Perhaps most importantly, leadership must actively counterbalance the natural tendency toward mandate-thinking that emerges as AI adoption begins showing value. When Champions demonstrate compelling use cases, there's often organizational pressure to mandate those approaches across relevant functions. Leadership must resist this pressure, recognizing that mandated adoption of even proven use cases can trigger resistance and undermine the psychological safety that enabled the discovery in the first place. The path forward is continued invitation and demonstration rather than transition to mandate.
Conclusion: Change as Emergence Rather Than Imposition
The fundamental insight of Champion cultivation is that organizational change—particularly change as significant as AI adoption—cannot be imposed through authority. It must emerge through demonstrated value, peer influence, and voluntary adoption. This doesn't mean leadership is passive or that structure is absent. It means leadership's role is creating conditions where beneficial change can emerge and spread organically rather than attempting to command change into existence.
For mid-market companies, this approach is particularly valuable because it aligns with their structural realities. These organizations typically lack the extensive change management infrastructure of large enterprises, but they have closer peer relationships and more visible demonstrations of value. When one person in a 75-person company successfully adopts AI tools, many others notice. This visibility can work against adoption when it's mandated and fails, but it works powerfully for adoption when it's voluntary and succeeds.
The Champion cultivation approach requires patience that feels counterintuitive in a moment of rapid AI advancement. When new capabilities emerge monthly and competitive pressure feels intense, the deliberate, organic pace of Champion-driven change can feel too slow. But rushed mandates that create surface compliance without genuine capability development are ultimately slower, as organizations must return to rebuild foundations that were never properly established.
The Salesforce Agentforce experience serves as a cautionary tale: even with unlimited resources, technical excellence, and captive customers, forced adoption creates compliance theater rather than genuine transformation. Salesforce realized they needed to create "forward-deployed engineers" to work directly with customers, essentially shifting from mandate to hand-holding—acknowledging that "enterprises will need Salesforce to hold their hand more than was true with its traditional SaaS products". The lesson is clear: AI adoption requires support, invitation, and demonstrated value, not authority and announcement.

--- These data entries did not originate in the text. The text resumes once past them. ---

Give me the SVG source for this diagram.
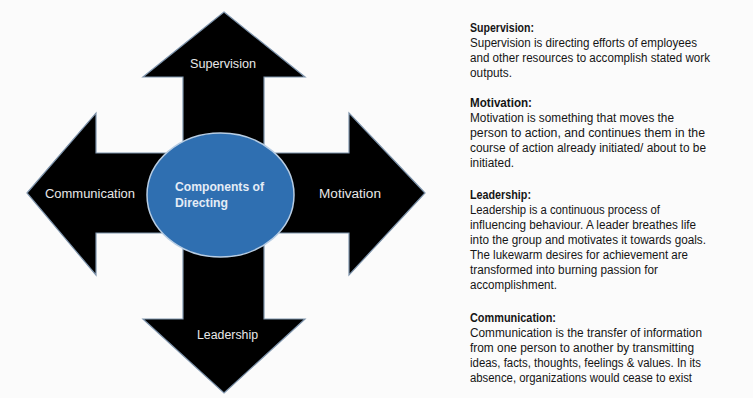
<svg xmlns="http://www.w3.org/2000/svg" width="753" height="398" viewBox="0 0 753 398">
<defs>
<style>
.arrow{fill:#000;stroke:#7d93ab;stroke-width:1.2;stroke-linejoin:miter}
.lbl{font-family:"Liberation Sans",Arial,sans-serif;font-size:12.5px;fill:#e8e8e8}
.ctr{font-family:"Liberation Sans",Arial,sans-serif;font-size:13.5px;font-weight:bold;fill:#e4ecf6}
.body{font-family:"Liberation Sans",Arial,sans-serif;font-size:12px;fill:#151515}
.head{font-weight:bold}
</style>
</defs>
<rect width="753" height="398" fill="#fbfbfb"/>
<g id="connectors">
<g id="arrow-supervision">
<polygon class="arrow" points="224,12 305,77 264,77 264,195 183,195 183,77 143,77"/>
<text class="lbl" x="223" y="68" text-anchor="middle" textLength="66" lengthAdjust="spacingAndGlyphs">Supervision</text>
</g>
<g id="arrow-leadership">
<polygon class="arrow" points="224,393 305,319 264,319 264,195 183,195 183,319 143,319"/>
<text class="lbl" x="227.5" y="339" text-anchor="middle" textLength="61" lengthAdjust="spacingAndGlyphs">Leadership</text>
</g>
<g id="arrow-communication">
<polygon class="arrow" points="27,193 96,113 96,153 220,153 220,233 96,233 96,275"/>
<text class="lbl" x="90" y="198" text-anchor="middle" textLength="90" lengthAdjust="spacingAndGlyphs">Communication</text>
</g>
<g id="arrow-motivation">
<polygon class="arrow" points="425,193 349,113 349,153 220,153 220,233 349,233 349,275"/>
<text class="lbl" x="350" y="197.5" text-anchor="middle" textLength="62" lengthAdjust="spacingAndGlyphs">Motivation</text>
</g>
</g>
<g id="center">
<ellipse cx="220.5" cy="195" rx="73.5" ry="62" fill="#2f6fb1" stroke="#b7cde4" stroke-width="1.5"/>
<text class="ctr" x="175" y="191" textLength="89" lengthAdjust="spacingAndGlyphs">Components of</text>
<text class="ctr" x="175" y="207" textLength="53" lengthAdjust="spacingAndGlyphs">Directing</text>
</g>
<g id="descriptions" class="body">
<text class="head" x="470" y="32" textLength="64" lengthAdjust="spacingAndGlyphs">Supervision:</text>
<text x="470" y="47" textLength="227" lengthAdjust="spacingAndGlyphs">Supervision is directing efforts of employees</text>
<text x="470" y="62" textLength="240" lengthAdjust="spacingAndGlyphs">and other resources to accomplish stated work</text>
<text x="470" y="76.5" textLength="42" lengthAdjust="spacingAndGlyphs">outputs.</text>
<text class="head" x="470" y="107" textLength="62" lengthAdjust="spacingAndGlyphs">Motivation:</text>
<text x="470" y="122" textLength="204" lengthAdjust="spacingAndGlyphs">Motivation is something that moves the</text>
<text x="470" y="137" textLength="235" lengthAdjust="spacingAndGlyphs">person to action, and continues them in the</text>
<text x="470" y="152" textLength="236" lengthAdjust="spacingAndGlyphs">course of action already initiated/ about to be</text>
<text x="470" y="167" textLength="44" lengthAdjust="spacingAndGlyphs">initiated.</text>
<text class="head" x="470" y="199" textLength="61" lengthAdjust="spacingAndGlyphs">Leadership:</text>
<text x="470" y="214" textLength="190" lengthAdjust="spacingAndGlyphs">Leadership is a continuous process of</text>
<text x="470" y="229" textLength="226" lengthAdjust="spacingAndGlyphs">influencing behaviour. A leader breathes life</text>
<text x="470" y="244" textLength="236" lengthAdjust="spacingAndGlyphs">into the group and motivates it towards goals.</text>
<text x="470" y="259" textLength="218" lengthAdjust="spacingAndGlyphs">The lukewarm desires for achievement are</text>
<text x="470" y="274" textLength="188" lengthAdjust="spacingAndGlyphs">transformed into burning passion for</text>
<text x="470" y="289" textLength="87" lengthAdjust="spacingAndGlyphs">accomplishment.</text>
<text class="head" x="470" y="321.5" textLength="86" lengthAdjust="spacingAndGlyphs">Communication:</text>
<text x="470" y="336.5" textLength="232" lengthAdjust="spacingAndGlyphs">Communication is the transfer of information</text>
<text x="470" y="351.5" textLength="224" lengthAdjust="spacingAndGlyphs">from one person to another by transmitting</text>
<text x="470" y="366.5" textLength="231" lengthAdjust="spacingAndGlyphs">ideas, facts, thoughts, feelings &amp; values. In its</text>
<text x="470" y="381.5" textLength="222" lengthAdjust="spacingAndGlyphs">absence, organizations would cease to exist</text>
</g>
</svg>
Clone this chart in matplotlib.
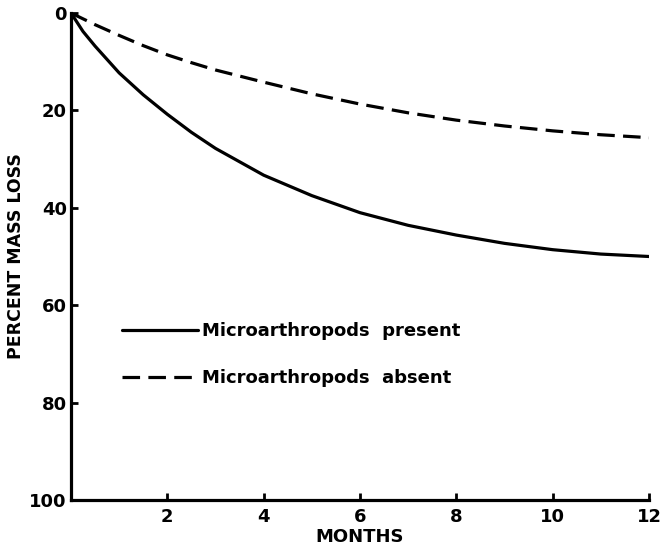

Three months into her AI initiative, Sarah made a crucial shift. Instead of doubled-down mandates, she identified five natural Champions, gave them time and resources to explore, and created monthly sharing sessions where they demonstrated their learnings. Six months later, adoption had grown to 68%—not through compliance but through voluntary adoption by Fence-Sitters who saw peers achieving real value. The Resisters hadn't become enthusiasts, but they had become contributors, helping develop quality standards that made AI use more rigorous and appropriate. The change hadn't been imposed. It had emerged. And that emergence proved far more sustainable than any mandate could have been.